■ **THE TASK**
How many of the lines contain the string "this"? Give the number, with no other words.

■ **DATA**
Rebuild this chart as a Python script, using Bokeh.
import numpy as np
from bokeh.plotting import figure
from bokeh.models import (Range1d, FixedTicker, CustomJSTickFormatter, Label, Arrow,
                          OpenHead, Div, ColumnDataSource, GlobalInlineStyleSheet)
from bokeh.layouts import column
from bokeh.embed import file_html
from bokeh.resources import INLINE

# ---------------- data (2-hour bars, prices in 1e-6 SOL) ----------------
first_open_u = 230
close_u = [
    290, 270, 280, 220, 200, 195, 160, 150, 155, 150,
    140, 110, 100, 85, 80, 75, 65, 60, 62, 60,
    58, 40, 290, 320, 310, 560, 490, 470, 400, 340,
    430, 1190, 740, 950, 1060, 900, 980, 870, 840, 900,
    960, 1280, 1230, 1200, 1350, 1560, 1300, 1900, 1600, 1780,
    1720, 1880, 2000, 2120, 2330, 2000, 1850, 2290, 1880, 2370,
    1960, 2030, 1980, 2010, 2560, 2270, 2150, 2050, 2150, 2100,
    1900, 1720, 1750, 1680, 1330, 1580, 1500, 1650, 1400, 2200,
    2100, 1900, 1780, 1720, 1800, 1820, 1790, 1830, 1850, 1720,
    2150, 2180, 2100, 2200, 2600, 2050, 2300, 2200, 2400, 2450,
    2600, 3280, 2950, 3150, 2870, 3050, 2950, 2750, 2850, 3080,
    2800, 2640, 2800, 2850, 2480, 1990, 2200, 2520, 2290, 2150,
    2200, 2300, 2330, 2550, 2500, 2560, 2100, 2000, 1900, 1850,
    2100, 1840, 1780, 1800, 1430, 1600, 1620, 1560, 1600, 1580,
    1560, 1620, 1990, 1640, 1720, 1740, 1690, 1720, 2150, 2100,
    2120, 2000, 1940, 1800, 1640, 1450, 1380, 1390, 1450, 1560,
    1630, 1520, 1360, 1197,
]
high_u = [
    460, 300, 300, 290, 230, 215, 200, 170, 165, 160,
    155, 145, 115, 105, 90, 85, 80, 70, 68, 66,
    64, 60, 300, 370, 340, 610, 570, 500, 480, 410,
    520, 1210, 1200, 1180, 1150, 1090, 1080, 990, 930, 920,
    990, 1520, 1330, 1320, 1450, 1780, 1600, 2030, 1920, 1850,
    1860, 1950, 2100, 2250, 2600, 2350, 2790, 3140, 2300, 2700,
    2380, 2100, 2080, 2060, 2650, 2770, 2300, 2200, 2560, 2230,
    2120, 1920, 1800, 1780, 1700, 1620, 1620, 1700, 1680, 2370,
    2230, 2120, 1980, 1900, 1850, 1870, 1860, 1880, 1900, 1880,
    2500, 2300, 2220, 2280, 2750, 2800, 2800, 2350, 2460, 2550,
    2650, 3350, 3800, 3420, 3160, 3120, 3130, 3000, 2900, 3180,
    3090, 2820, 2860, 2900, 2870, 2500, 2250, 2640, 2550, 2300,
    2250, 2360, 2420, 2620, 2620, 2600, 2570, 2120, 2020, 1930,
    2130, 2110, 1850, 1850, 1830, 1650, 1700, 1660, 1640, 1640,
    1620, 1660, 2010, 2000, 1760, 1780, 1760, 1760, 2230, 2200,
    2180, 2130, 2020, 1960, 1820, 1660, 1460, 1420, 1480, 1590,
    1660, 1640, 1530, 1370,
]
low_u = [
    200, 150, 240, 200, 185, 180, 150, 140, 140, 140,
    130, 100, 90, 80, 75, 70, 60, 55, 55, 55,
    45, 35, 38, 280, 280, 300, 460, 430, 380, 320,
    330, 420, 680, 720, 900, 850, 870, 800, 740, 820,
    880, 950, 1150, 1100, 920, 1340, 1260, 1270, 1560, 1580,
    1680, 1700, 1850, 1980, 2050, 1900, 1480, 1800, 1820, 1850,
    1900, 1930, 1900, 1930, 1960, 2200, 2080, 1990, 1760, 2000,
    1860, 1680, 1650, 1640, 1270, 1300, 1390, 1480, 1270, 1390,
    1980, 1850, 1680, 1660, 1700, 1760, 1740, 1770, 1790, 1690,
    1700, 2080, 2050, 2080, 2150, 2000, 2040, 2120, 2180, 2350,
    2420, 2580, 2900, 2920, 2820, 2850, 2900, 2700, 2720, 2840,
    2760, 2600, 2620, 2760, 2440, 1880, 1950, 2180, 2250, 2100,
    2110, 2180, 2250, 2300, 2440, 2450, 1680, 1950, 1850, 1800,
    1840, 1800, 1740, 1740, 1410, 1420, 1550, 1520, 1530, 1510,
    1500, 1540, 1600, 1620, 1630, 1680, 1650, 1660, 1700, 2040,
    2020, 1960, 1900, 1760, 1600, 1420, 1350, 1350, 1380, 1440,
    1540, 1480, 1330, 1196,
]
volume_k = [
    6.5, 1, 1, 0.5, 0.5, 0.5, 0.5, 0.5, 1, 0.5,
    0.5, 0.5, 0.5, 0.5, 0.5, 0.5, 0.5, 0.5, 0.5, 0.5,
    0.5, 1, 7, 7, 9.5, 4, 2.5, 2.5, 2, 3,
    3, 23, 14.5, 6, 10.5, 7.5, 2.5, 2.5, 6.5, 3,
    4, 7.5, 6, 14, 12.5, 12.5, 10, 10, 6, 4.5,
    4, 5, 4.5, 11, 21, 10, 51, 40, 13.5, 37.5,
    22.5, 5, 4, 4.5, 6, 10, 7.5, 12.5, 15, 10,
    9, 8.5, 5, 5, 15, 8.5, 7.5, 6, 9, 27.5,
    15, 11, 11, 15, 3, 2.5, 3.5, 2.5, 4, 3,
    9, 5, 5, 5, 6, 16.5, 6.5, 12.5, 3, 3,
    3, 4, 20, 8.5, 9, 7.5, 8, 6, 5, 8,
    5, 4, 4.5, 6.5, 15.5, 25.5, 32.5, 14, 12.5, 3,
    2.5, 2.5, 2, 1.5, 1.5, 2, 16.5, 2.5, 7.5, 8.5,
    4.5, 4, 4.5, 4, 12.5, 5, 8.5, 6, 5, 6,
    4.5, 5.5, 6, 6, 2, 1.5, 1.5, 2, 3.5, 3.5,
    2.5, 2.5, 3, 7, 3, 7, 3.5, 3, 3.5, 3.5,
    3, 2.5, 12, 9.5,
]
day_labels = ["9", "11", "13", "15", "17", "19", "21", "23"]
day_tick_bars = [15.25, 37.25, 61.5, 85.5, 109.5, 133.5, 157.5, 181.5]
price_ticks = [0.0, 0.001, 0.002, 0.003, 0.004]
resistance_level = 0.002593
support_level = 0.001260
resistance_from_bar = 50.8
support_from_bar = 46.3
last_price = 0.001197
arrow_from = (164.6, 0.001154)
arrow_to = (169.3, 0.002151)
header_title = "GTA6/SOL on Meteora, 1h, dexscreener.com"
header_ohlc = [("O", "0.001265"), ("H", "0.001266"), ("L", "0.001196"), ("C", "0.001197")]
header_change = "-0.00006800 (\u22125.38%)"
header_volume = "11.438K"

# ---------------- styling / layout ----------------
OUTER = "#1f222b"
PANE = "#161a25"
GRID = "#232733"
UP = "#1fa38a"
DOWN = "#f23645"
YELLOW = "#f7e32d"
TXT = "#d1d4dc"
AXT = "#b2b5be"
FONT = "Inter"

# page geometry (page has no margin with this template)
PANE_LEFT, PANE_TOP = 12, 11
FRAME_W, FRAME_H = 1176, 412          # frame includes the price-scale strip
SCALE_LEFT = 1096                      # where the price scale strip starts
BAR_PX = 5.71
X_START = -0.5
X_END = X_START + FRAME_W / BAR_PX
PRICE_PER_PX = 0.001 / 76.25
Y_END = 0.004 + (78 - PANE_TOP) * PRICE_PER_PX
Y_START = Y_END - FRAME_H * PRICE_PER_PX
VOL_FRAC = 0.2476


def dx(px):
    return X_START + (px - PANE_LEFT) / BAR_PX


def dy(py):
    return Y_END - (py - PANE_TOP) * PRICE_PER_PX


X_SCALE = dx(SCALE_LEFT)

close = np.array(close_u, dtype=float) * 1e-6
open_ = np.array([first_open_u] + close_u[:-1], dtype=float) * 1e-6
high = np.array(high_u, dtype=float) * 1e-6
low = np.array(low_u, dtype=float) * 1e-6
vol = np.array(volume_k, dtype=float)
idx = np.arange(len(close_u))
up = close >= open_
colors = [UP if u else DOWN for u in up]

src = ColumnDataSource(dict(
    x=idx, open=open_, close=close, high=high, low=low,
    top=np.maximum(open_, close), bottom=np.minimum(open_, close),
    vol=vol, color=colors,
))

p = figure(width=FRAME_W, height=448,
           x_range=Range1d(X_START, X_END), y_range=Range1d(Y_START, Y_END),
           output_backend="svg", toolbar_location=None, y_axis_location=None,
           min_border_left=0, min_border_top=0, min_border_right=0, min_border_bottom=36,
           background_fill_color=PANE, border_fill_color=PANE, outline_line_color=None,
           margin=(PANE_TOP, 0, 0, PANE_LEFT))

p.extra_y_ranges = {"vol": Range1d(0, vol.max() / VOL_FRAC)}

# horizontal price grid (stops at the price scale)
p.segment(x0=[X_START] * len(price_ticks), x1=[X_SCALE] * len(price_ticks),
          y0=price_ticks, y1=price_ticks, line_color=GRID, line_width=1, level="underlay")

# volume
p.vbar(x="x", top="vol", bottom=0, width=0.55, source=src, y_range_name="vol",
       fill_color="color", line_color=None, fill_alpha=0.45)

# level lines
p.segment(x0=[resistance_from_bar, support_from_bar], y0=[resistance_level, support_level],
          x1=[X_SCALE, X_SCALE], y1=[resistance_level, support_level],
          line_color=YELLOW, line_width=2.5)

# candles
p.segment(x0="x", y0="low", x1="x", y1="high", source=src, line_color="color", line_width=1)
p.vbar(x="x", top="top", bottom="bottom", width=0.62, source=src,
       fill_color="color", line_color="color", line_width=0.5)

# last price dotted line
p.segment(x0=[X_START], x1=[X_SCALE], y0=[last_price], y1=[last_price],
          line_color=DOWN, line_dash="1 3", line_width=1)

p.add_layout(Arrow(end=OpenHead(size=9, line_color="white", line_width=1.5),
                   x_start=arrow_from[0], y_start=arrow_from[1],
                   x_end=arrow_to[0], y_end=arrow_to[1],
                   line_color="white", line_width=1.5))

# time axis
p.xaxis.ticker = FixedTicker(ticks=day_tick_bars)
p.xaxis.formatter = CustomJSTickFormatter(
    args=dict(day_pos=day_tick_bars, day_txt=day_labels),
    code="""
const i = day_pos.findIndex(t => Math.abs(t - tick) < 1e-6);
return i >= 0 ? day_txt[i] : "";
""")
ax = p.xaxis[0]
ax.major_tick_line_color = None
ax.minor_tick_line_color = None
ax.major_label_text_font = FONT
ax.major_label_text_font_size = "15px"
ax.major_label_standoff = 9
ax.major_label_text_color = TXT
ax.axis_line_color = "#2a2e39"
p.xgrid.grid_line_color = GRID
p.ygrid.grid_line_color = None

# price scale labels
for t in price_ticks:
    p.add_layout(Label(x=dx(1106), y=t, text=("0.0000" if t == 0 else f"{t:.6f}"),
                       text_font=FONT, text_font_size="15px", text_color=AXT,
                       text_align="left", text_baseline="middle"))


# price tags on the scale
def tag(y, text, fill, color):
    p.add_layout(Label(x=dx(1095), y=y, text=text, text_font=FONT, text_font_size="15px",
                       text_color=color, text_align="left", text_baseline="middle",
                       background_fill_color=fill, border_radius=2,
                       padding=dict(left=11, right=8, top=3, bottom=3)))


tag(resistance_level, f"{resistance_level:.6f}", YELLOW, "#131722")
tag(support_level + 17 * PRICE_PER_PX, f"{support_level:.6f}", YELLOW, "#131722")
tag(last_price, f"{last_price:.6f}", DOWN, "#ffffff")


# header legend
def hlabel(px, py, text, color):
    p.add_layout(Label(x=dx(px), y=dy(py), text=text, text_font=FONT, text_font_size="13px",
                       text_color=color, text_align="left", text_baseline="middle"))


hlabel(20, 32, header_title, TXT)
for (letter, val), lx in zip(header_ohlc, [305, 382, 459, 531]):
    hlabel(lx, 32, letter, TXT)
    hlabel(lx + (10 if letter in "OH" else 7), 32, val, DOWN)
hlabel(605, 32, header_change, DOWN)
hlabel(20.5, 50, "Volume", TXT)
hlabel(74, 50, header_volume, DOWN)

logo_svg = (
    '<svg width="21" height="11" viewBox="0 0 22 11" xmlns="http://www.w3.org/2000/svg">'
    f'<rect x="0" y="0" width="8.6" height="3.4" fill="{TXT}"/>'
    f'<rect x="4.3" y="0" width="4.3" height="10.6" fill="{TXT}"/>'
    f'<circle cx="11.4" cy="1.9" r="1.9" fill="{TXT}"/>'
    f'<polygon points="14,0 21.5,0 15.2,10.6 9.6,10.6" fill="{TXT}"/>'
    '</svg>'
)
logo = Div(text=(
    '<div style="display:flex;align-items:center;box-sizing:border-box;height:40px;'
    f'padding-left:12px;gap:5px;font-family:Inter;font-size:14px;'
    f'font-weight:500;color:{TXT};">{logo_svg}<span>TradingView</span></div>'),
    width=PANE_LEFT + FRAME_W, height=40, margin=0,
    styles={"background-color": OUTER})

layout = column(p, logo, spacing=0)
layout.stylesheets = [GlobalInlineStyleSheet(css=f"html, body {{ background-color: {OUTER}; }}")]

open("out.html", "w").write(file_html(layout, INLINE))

■ **ANSWER FOR THE TASK**
2